Rui Miguel Ribeiro disse...

Confesso que fiquei atónito com este post. O Paulo preocupado com alegadas discriminações de género de natureza linguística? Lembrei-me de um taxto lido há alguns anos em que organizações feministas dos EUA alegavam que se devia deixar de usar o termo "Lord" (Senhor) e utilizar o termo "God" (Deus), dado que Ele não deveria ter género. E para tal, queriam alterar a Bíblia!
Francamente, penso que as línguas evoluem ao longo dos tempos de acordo com os costumes e as necessidades das sociedades, e não de acordo com a agenda sócio-política de determinado grupo de radicais.
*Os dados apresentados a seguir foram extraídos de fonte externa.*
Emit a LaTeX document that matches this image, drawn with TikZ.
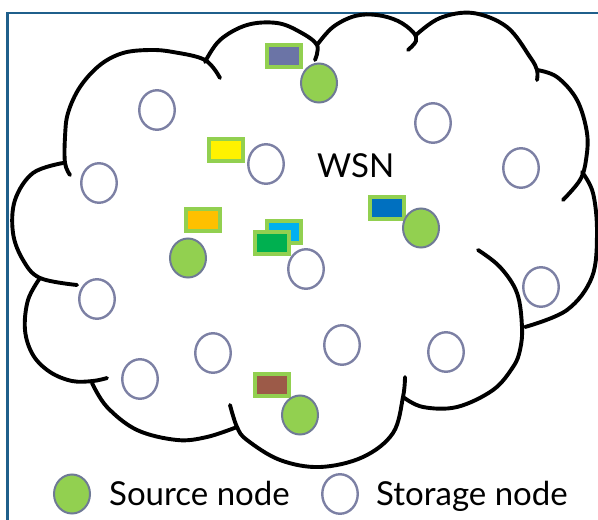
\documentclass[tikz,border=0pt]{standalone}
\usepackage{fontspec}
\setmainfont{Lato}
\usetikzlibrary{shapes.geometric}
\definecolor{framecol}{HTML}{1F5F8B}
\definecolor{leafgreen}{HTML}{92D050}
\definecolor{ringgrey}{HTML}{7C80A4}
\definecolor{rimgrey}{HTML}{6F7A96}
\definecolor{slate}{HTML}{6B74A6}
\definecolor{amber}{HTML}{FFC000}
\definecolor{skyblue}{HTML}{00B0F0}
\definecolor{grassgreen}{HTML}{00B050}
\definecolor{seablue}{HTML}{0070C0}
\definecolor{rust}{HTML}{9C5A48}
\begin{document}
\begin{tikzpicture}[x=1pt,y=-1pt,
	storagenode/.style={ellipse,draw=ringgrey,fill=white,line width=2.4pt,minimum width=35.5pt,minimum height=39.5pt,inner sep=0pt},
	sourcenode/.style={ellipse,draw=rimgrey,fill=leafgreen,line width=2pt,minimum width=36pt,minimum height=39pt,inner sep=0pt},
	packet/.style={rectangle,draw=leafgreen,line width=4pt,minimum width=34pt,minimum height=22pt,inner sep=0pt},
	cloudline/.style={black,line width=3.9pt,line cap=round},
	lbl/.style={inner sep=0pt,anchor=base west,font=\fontsize{33}{40}\selectfont}]
	\useasboundingbox (0,0) rectangle (598,520);
	% Frame
	\draw [framecol,line width=2.5pt] (7.5,521) -- (7.5,13) -- (599,13);
	% Cloud, one bump at a time
	\draw [cloudline] plot [smooth,tension=0.6] coordinates {(70,175) (65,163) (65,137) (68,113) (80,87) (100,65) (123,53) (150,50) (173,52) (205,60) (220,78)};
	\draw [cloudline] plot [smooth,tension=0.6] coordinates {(205,62) (220,40) (247,25) (277,23) (300,32) (317,45) (315,60)};
	\draw [cloudline] plot [smooth,tension=0.6] coordinates {(317,45) (333,27) (355,16) (377,15) (398,21) (413,32) (416,41) (408,50)};
	\draw [cloudline] plot [smooth,tension=0.6] coordinates {(416,35) (440,18) (473,13) (507,27) (530,57) (537,70) (537,80)};
	\draw [cloudline] plot [smooth,tension=0.6] coordinates {(537,70) (557,77) (577,100) (587,133) (586,160) (580,180) (563,200)};
	\draw [cloudline] plot [smooth,tension=0.6] coordinates {(582,172) (593,193) (597,233) (592,277) (567,310) (525,327)};
	\draw [cloudline] plot [smooth,tension=0.6] coordinates {(478,250) (500,267) (517,293) (522,327) (520,350) (513,367) (493,390) (457,407) (423,407) (403,397)};
	\draw [cloudline] plot [smooth,tension=0.6] coordinates {(405,377) (403,397) (393,433) (363,457) (320,467) (280,460) (247,440) (237,427) (230,405)};
	\draw [cloudline] plot [smooth,tension=0.6] coordinates {(237,427) (207,437) (177,440) (137,430) (107,407) (92,383)};
	\draw [cloudline] plot [smooth,tension=0.6] coordinates {(40,278) (28,300) (25,330) (33,355) (50,372) (72,381) (93,381) (107,378)};
	\draw [cloudline] plot [smooth,tension=0.6] coordinates {(63,163) (33,173) (15,200) (13,233) (23,260) (40,278) (77,285)};
	% Storage nodes
	\node [storagenode] (s1) at (157,110) {};
	\node [storagenode] (s2) at (266,164) {};
	\node [storagenode] (s3) at (99,183) {};
	\node [storagenode] (s4) at (433,123) {};
	\node [storagenode] (s5) at (521,168) {};
	\node [storagenode] (s6) at (306,269) {};
	\node [storagenode] (s7) at (97,299) {};
	\node [storagenode] (s8) at (541,287) {};
	\node [storagenode] (s9) at (213,353) {};
	\node [storagenode] (s10) at (342,345) {};
	\node [storagenode] (s11) at (446,352) {};
	\node [storagenode] (s12) at (140,379) {};
	% Data held by the sources
	\node [packet,fill=slate] (d1) at (284,56) {};
	\node [packet,fill=yellow] (d2) at (226,150) {};
	\node [packet,fill=amber] (d3) at (203,220) {};
	\node [packet,fill=skyblue] (d4) at (284,231.5) {};
	\node [packet,fill=grassgreen] (d5) at (272,242.5) {};
	\node [packet,fill=seablue] (d6) at (387,208) {};
	\node [packet,fill=rust] (d7) at (272,385) {};
	% Source nodes
	\node [sourcenode] (src1) at (319,83) {};
	\node [sourcenode] (src2) at (188,258) {};
	\node [sourcenode] (src3) at (421,228) {};
	\node [sourcenode] (src4) at (300,415) {};
	% Network name
	\node [lbl] (wsn) at (317,177) {WSN};
	% Legend
	\node [sourcenode] (legsrc) at (72,494) {};
	\node [lbl] (legsrctxt) at (109,505) {Source node};
	\node [storagenode] (legstor) at (340,494) {};
	\node [lbl] (legstortxt) at (376,505) {Storage node};
\end{tikzpicture}
\end{document}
Quanto ao Inglês, sendo uma língua mais dinâmica e adaptável do que o Português, devo dizer que o Reino Unido, governado há mais de 50 anos por uma Rainha, continua a ter por designação "United Kingdom" e nunca ouvi falar em qualquer movimento relevante no sentido de alterar a designação. "His and her" são utilizados correntemente desde os meus bancos de escola e muito antes disso certamente. Aliás, nem os animaizinhos são discriminados no Inglês, porque também existe o "its" para designar a pertença a animais ou coisas.
Enfim, quando já me lançava neste "comment", ocorreu-me a possibilidade de o paulo estar a usar da sua conhecida ironia na abordagem deste tema. Apesar dessa esperança, resolvi deixar este comentário, mesmo correndo o risco de ter sido obtuso à sua eventual ironia.